* _To be done_
Output the full listing below exactly as it reads, and skip anything that is a picture.

* _Information shown_
— Start —

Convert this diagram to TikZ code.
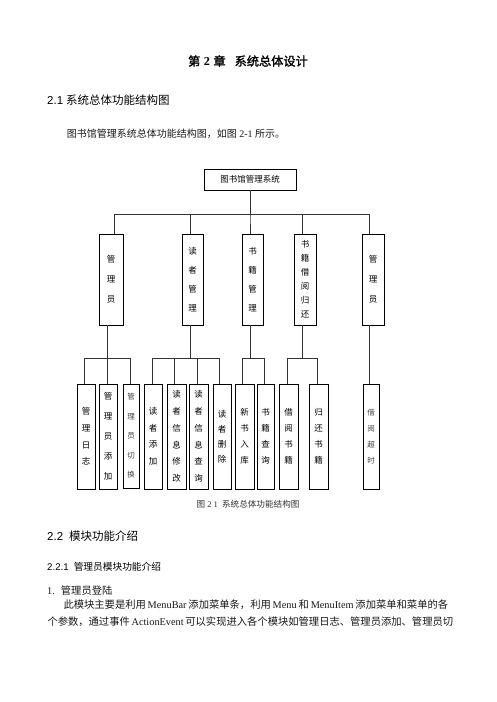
\documentclass[tikz,border=0pt]{standalone}
\usepackage{fontspec}
\setmainfont{Liberation Serif}
\newfontfamily\cjk{Noto Sans CJK SC}
\newfontfamily\cjkh[FakeBold=1.5]{Noto Sans CJK SC}
\newfontfamily\sansf{Liberation Sans}
\begin{document}
\begin{tikzpicture}[x=1pt,y=-1pt,
  box/.style={draw, line width=0.9pt, inner sep=0pt, fill=white},
  vt/.style={font=\cjk\fontsize{8.5}{#1}\selectfont, align=center},
  vts/.style={font=\cjk\fontsize{7.5}{#1}\selectfont, align=center, text=black!75},
  conn/.style={line width=0.9pt, draw=black!80},
  txt/.style={inner sep=0pt, anchor=west}]
\fill[white] (0,0) rectangle (496,702);
\path[use as bounding box] (0,0) rectangle (496,702);

% headings and text
\node[inner sep=0pt, font=\cjkh\fontsize{12.2}{14}\selectfont] (title) at (248,61)
  {第\hspace{3.5pt}{\rmfamily\bfseries 2}\hspace{3.5pt}章\hspace{9pt}系统总体设计};
\node[txt, font=\rmfamily\fontsize{11.5}{14}\selectfont] (sec21) at (47,100)
  {{\sansf 2.1} {\cjk 系统总体功能结构图}};
\node[txt, font=\rmfamily\fontsize{10}{12}\selectfont, text=black!90] (intro) at (66.7,134.3)
  {{\cjk 图书馆管理系统总体功能结构图，如图} 2-1 {\cjk 所示。}};

% tree
\node[box, minimum width=92pt, minimum height=21pt, font=\cjk\fontsize{8.5}{10}\selectfont] (top) at (250,179.5) {图书馆管理系统};

\node[box, minimum width=24pt, minimum height=91pt, vt=20] (mgr) at (111,279.5) {管\\理\\员};
\node[box, minimum width=21pt, minimum height=91pt, vt=19] (rdr) at (192.5,279.5) {读\\者\\管\\理};
\node[box, minimum width=21pt, minimum height=91pt, vt=19] (book) at (252.5,279.5) {书\\籍\\管\\理};
\node[box, minimum width=22pt, minimum height=91pt, vt=14] (lend) at (305,279.5) {书\\籍\\借\\阅\\归\\还};
\node[box, minimum width=22pt, minimum height=91pt, vt=20] (mgr2) at (373,279.5) {管\\理\\员};

\node[box, minimum width=18pt, minimum height=105pt, vt=16.7] (la) at (86,436.5) {管\\理\\日\\志};
\node[box, minimum width=18pt, minimum height=105pt, vt=20] (lb) at (108,436.5) {管\\理\\员\\添\\加};
\node[box, minimum width=16pt, minimum height=104pt, vts=19.5] (lc) at (131,436) {管\\理\\员\\切\\换};
\node[box, minimum width=18pt, minimum height=105pt, vt=16.5] (ld) at (153,436.5) {读\\者\\添\\加};
\node[box, minimum width=19pt, minimum height=105pt, vt=16.7] (le) at (176.5,436.5) {读\\者\\信\\息\\修\\改};
\node[box, minimum width=19pt, minimum height=105pt, vt=16.7] (lf) at (198.5,436.5) {读\\者\\信\\息\\查\\询};
\node[box, minimum width=18pt, minimum height=105pt, vt=15] (lg) at (222,436.5) {读\\者\\删\\除};
\node[box, minimum width=19pt, minimum height=105pt, vt=16] (lh) at (244.5,436.5) {新\\书\\入\\库};
\node[box, minimum width=17pt, minimum height=105pt, vt=16] (li) at (265.5,436.5) {书\\籍\\查\\询};
\node[box, minimum width=19pt, minimum height=105pt, vt=16] (lj) at (288.5,436.5) {借\\阅\\书\\籍};
\node[box, minimum width=19pt, minimum height=105pt, vt=16] (lk) at (318.5,436.5) {归\\还\\书\\籍};
\node[box, minimum width=16pt, minimum height=105pt, vts=16] (ll) at (371,436.5) {借\\阅\\超\\时};

% connectors level 1 -> 2
\draw[conn] (top.south) -- ++(0,24) -| ([xshift=3pt]mgr.north);
\draw[conn] (top.south) -- ++(0,24) -| ([xshift=-2.5pt]rdr.north);
\draw[conn] (top.south) -- ++(0,24) -| ([xshift=-2.5pt]book.north);
\draw[conn] (top.south) -- ++(0,24) -| ([xshift=-2.3pt]lend.north);
\draw[conn] (top.south) -- ++(0,24) -| ([xshift=-3.3pt]mgr2.north);

% connectors level 2 -> 3
\draw[conn] ([xshift=-3.7pt]mgr.south) -- ++(0,33) -| ([xshift=-1.3pt]la.north);
\draw[conn] ([xshift=-3.7pt]mgr.south) -- ++(0,33) -| ([xshift=-0.7pt]lb.north);
\draw[conn] ([xshift=-3.7pt]mgr.south) -- ++(0,33) -| ([xshift=-1pt]lc.north);
\draw[conn] ([xshift=-2.5pt]rdr.south) -- ++(0,33) -| ([xshift=-0.7pt]ld.north);
\draw[conn] ([xshift=-2.5pt]rdr.south) -- ++(0,33) -| ([xshift=-1.8pt]le.north);
\draw[conn] ([xshift=-2.5pt]rdr.south) -- ++(0,33) -| ([xshift=-1.2pt]lf.north);
\draw[conn] ([xshift=-2.5pt]rdr.south) -- ++(0,33) -| ([xshift=-2.3pt]lg.north);
\draw[conn] ([xshift=-2.5pt]book.south) -- ++(0,33) -| ([xshift=-2.2pt]lh.north);
\draw[conn] ([xshift=-2.5pt]book.south) -- ++(0,33) -| ([xshift=-0.8pt]li.north);
\draw[conn] ([xshift=-2.7pt]lend.south) -- ++(0,33) -| ([xshift=-1.2pt]lj.north);
\draw[conn] ([xshift=-2.7pt]lend.south) -- ++(0,33) -| ([xshift=-1.2pt]lk.north);
\draw[conn] ([xshift=-3.3pt]mgr2.south) -- ([xshift=-1.3pt]ll.north);

% caption and following text
\node[inner sep=0pt, font=\rmfamily\fontsize{8.6}{10}\selectfont, text=black!80] (cap) at (248,504)
  {{\cjk 图} 2 1\hspace{4pt}{\cjk 系统总体功能结构图}};
\node[txt, font=\rmfamily\fontsize{11.5}{14}\selectfont] (sec22) at (47,536)
  {{\sansf 2.2}\hspace{6pt}{\cjk 模块功能介绍}};
\node[txt, font=\rmfamily\fontsize{9.7}{12}\selectfont] (sec221) at (47,567)
  {{\sansf 2.2.1}\hspace{5pt}{\cjk 管理员模块功能介绍}};
\node[txt, font=\rmfamily\fontsize{10.3}{12}\selectfont, text=black!90] (item1) at (47,591)
  {1.\hspace{6pt}{\cjk 管理员登陆}};
\node[txt, font=\rmfamily\fontsize{10.3}{12}\selectfont, text=black!90] (p1) at (63.3,605)
  {\makebox[384.7pt][s]{{\cjk 此模块主要是利用} MenuBar {\cjk 添加菜单条，利用} Menu {\cjk 和} MenuItem {\cjk 添加菜单和菜单的各}}};
\node[txt, font=\rmfamily\fontsize{10.3}{12}\selectfont, text=black!90] (p2) at (47.3,622)
  {\makebox[397.7pt][s]{{\cjk 个参数，通过事件} ActionEvent {\cjk 可以实现进入各个模块如管理日志、管理员添加、管理员切}}};
\end{tikzpicture}
\end{document}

— End —

* _Result of this exercise_
Convert this diagram to TikZ code.
\documentclass[tikz,border=0pt]{standalone}
\usepackage{fontspec}
\setmainfont{Liberation Serif}
\newfontfamily\cjk{Noto Sans CJK SC}
\newfontfamily\cjkh[FakeBold=1.5]{Noto Sans CJK SC}
\newfontfamily\sansf{Liberation Sans}
\begin{document}
\begin{tikzpicture}[x=1pt,y=-1pt,
  box/.style={draw, line width=0.9pt, inner sep=0pt, fill=white},
  vt/.style={font=\cjk\fontsize{8.5}{#1}\selectfont, align=center},
  vts/.style={font=\cjk\fontsize{7.5}{#1}\selectfont, align=center, text=black!75},
  conn/.style={line width=0.9pt, draw=black!80},
  txt/.style={inner sep=0pt, anchor=west}]
\fill[white] (0,0) rectangle (496,702);
\path[use as bounding box] (0,0) rectangle (496,702);

% headings and text
\node[inner sep=0pt, font=\cjkh\fontsize{12.2}{14}\selectfont] (title) at (248,61)
  {第\hspace{3.5pt}{\rmfamily\bfseries 2}\hspace{3.5pt}章\hspace{9pt}系统总体设计};
\node[txt, font=\rmfamily\fontsize{11.5}{14}\selectfont] (sec21) at (47,100)
  {{\sansf 2.1} {\cjk 系统总体功能结构图}};
\node[txt, font=\rmfamily\fontsize{10}{12}\selectfont, text=black!90] (intro) at (66.7,134.3)
  {{\cjk 图书馆管理系统总体功能结构图，如图} 2-1 {\cjk 所示。}};

% tree
\node[box, minimum width=92pt, minimum height=21pt, font=\cjk\fontsize{8.5}{10}\selectfont] (top) at (250,179.5) {图书馆管理系统};

\node[box, minimum width=24pt, minimum height=91pt, vt=20] (mgr) at (111,279.5) {管\\理\\员};
\node[box, minimum width=21pt, minimum height=91pt, vt=19] (rdr) at (192.5,279.5) {读\\者\\管\\理};
\node[box, minimum width=21pt, minimum height=91pt, vt=19] (book) at (252.5,279.5) {书\\籍\\管\\理};
\node[box, minimum width=22pt, minimum height=91pt, vt=14] (lend) at (305,279.5) {书\\籍\\借\\阅\\归\\还};
\node[box, minimum width=22pt, minimum height=91pt, vt=20] (mgr2) at (373,279.5) {管\\理\\员};

\node[box, minimum width=18pt, minimum height=105pt, vt=16.7] (la) at (86,436.5) {管\\理\\日\\志};
\node[box, minimum width=18pt, minimum height=105pt, vt=20] (lb) at (108,436.5) {管\\理\\员\\添\\加};
\node[box, minimum width=16pt, minimum height=104pt, vts=19.5] (lc) at (131,436) {管\\理\\员\\切\\换};
\node[box, minimum width=18pt, minimum height=105pt, vt=16.5] (ld) at (153,436.5) {读\\者\\添\\加};
\node[box, minimum width=19pt, minimum height=105pt, vt=16.7] (le) at (176.5,436.5) {读\\者\\信\\息\\修\\改};
\node[box, minimum width=19pt, minimum height=105pt, vt=16.7] (lf) at (198.5,436.5) {读\\者\\信\\息\\查\\询};
\node[box, minimum width=18pt, minimum height=105pt, vt=15] (lg) at (222,436.5) {读\\者\\删\\除};
\node[box, minimum width=19pt, minimum height=105pt, vt=16] (lh) at (244.5,436.5) {新\\书\\入\\库};
\node[box, minimum width=17pt, minimum height=105pt, vt=16] (li) at (265.5,436.5) {书\\籍\\查\\询};
\node[box, minimum width=19pt, minimum height=105pt, vt=16] (lj) at (288.5,436.5) {借\\阅\\书\\籍};
\node[box, minimum width=19pt, minimum height=105pt, vt=16] (lk) at (318.5,436.5) {归\\还\\书\\籍};
\node[box, minimum width=16pt, minimum height=105pt, vts=16] (ll) at (371,436.5) {借\\阅\\超\\时};

% connectors level 1 -> 2
\draw[conn] (top.south) -- ++(0,24) -| ([xshift=3pt]mgr.north);
\draw[conn] (top.south) -- ++(0,24) -| ([xshift=-2.5pt]rdr.north);
\draw[conn] (top.south) -- ++(0,24) -| ([xshift=-2.5pt]book.north);
\draw[conn] (top.south) -- ++(0,24) -| ([xshift=-2.3pt]lend.north);
\draw[conn] (top.south) -- ++(0,24) -| ([xshift=-3.3pt]mgr2.north);

% connectors level 2 -> 3
\draw[conn] ([xshift=-3.7pt]mgr.south) -- ++(0,33) -| ([xshift=-1.3pt]la.north);
\draw[conn] ([xshift=-3.7pt]mgr.south) -- ++(0,33) -| ([xshift=-0.7pt]lb.north);
\draw[conn] ([xshift=-3.7pt]mgr.south) -- ++(0,33) -| ([xshift=-1pt]lc.north);
\draw[conn] ([xshift=-2.5pt]rdr.south) -- ++(0,33) -| ([xshift=-0.7pt]ld.north);
\draw[conn] ([xshift=-2.5pt]rdr.south) -- ++(0,33) -| ([xshift=-1.8pt]le.north);
\draw[conn] ([xshift=-2.5pt]rdr.south) -- ++(0,33) -| ([xshift=-1.2pt]lf.north);
\draw[conn] ([xshift=-2.5pt]rdr.south) -- ++(0,33) -| ([xshift=-2.3pt]lg.north);
\draw[conn] ([xshift=-2.5pt]book.south) -- ++(0,33) -| ([xshift=-2.2pt]lh.north);
\draw[conn] ([xshift=-2.5pt]book.south) -- ++(0,33) -| ([xshift=-0.8pt]li.north);
\draw[conn] ([xshift=-2.7pt]lend.south) -- ++(0,33) -| ([xshift=-1.2pt]lj.north);
\draw[conn] ([xshift=-2.7pt]lend.south) -- ++(0,33) -| ([xshift=-1.2pt]lk.north);
\draw[conn] ([xshift=-3.3pt]mgr2.south) -- ([xshift=-1.3pt]ll.north);

% caption and following text
\node[inner sep=0pt, font=\rmfamily\fontsize{8.6}{10}\selectfont, text=black!80] (cap) at (248,504)
  {{\cjk 图} 2 1\hspace{4pt}{\cjk 系统总体功能结构图}};
\node[txt, font=\rmfamily\fontsize{11.5}{14}\selectfont] (sec22) at (47,536)
  {{\sansf 2.2}\hspace{6pt}{\cjk 模块功能介绍}};
\node[txt, font=\rmfamily\fontsize{9.7}{12}\selectfont] (sec221) at (47,567)
  {{\sansf 2.2.1}\hspace{5pt}{\cjk 管理员模块功能介绍}};
\node[txt, font=\rmfamily\fontsize{10.3}{12}\selectfont, text=black!90] (item1) at (47,591)
  {1.\hspace{6pt}{\cjk 管理员登陆}};
\node[txt, font=\rmfamily\fontsize{10.3}{12}\selectfont, text=black!90] (p1) at (63.3,605)
  {\makebox[384.7pt][s]{{\cjk 此模块主要是利用} MenuBar {\cjk 添加菜单条，利用} Menu {\cjk 和} MenuItem {\cjk 添加菜单和菜单的各}}};
\node[txt, font=\rmfamily\fontsize{10.3}{12}\selectfont, text=black!90] (p2) at (47.3,622)
  {\makebox[397.7pt][s]{{\cjk 个参数，通过事件} ActionEvent {\cjk 可以实现进入各个模块如管理日志、管理员添加、管理员切}}};
\end{tikzpicture}
\end{document}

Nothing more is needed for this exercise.